Series: Intepretable Machine Learning
Part 1: Model Complexity, Accuracy and Interpretability
We will be using real world dataset to showcast the relationship between complexity, accuracy and interpretability of a Machine Learning model. We will try out Machine learning models of increasing complexity and see how accuracy increases and interpretability decreases with it.

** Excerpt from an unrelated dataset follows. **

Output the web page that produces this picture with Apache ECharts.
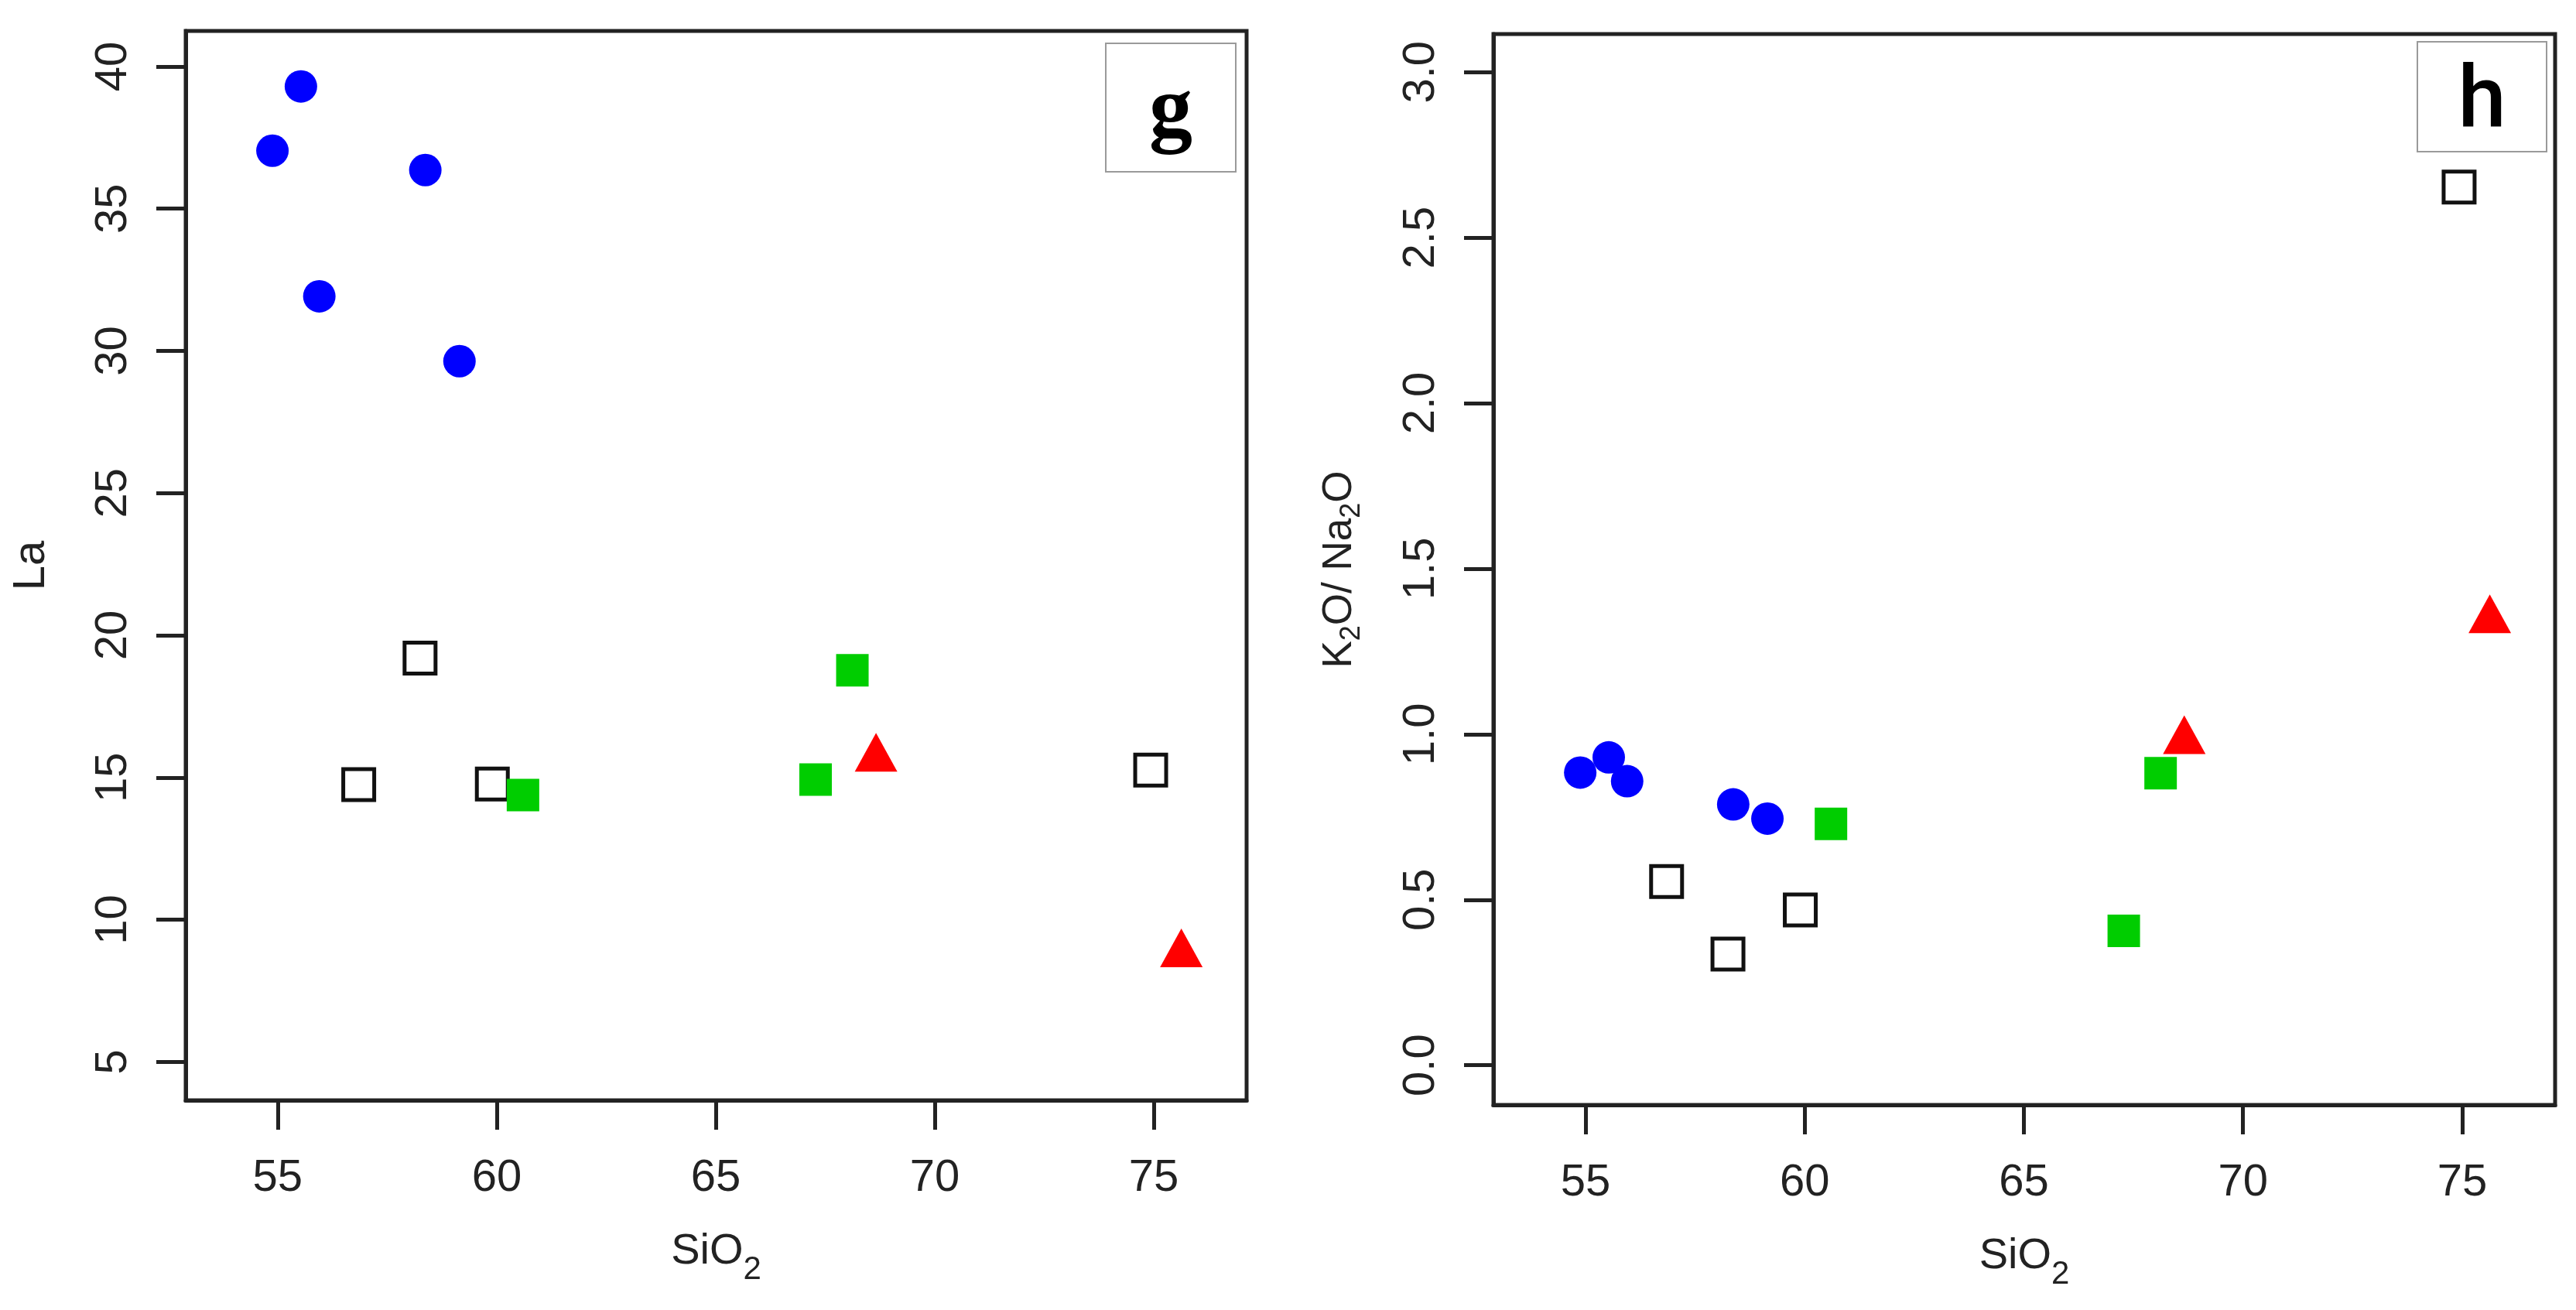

Part 2: Unboxing the “Black Box” Model
We will be using the most complex model as our final model as it gives very high accuracy and implementing Model-agnostic methods to interpret this model using the “Interpretable Machine Learning” .
Contents:
Implementation — How complexity increases interpretability decreases
Model Accuracy vs Interpretability
In real-world, while working on any problem its important to understand the trade-off between Model Accuracy and Model Interpretability. Business users want Data Scientists to build models with higher accuracy while Data Scientist face the issue to explain to them how these model makes predictions.
What is more important?? — Having a model that gives best accuracy on unseen data or understanding the predictions even when the accuracy is poor. Below we have a comparison of traditional models accuracy vs their ability to be interpretable.
Accuracy vs Interpretability
The graph shows some of the most used algorithms of Machine learning and how interpretable they are. The complexity increases in terms of how the Machine learning model works underneath. It can be parametric model (Linear Models) or non-parametric models (K-Nearest Neighbour), Simple Decision trees (CART) or Ensemble models (Bagging method — Random Forest or Boosting method— Gradient Boosting Trees). Complex models mostly give better accuracy in their predictions. However, interpreting them is more difficult.
Model Complexity and Accuracy
Typical accuracy-complexity trade-off
Goal of any supervised machine learning algorithm is to achieve low bias and low variance. However, its not possible in real life and we have a trade-off between Bias and Variance.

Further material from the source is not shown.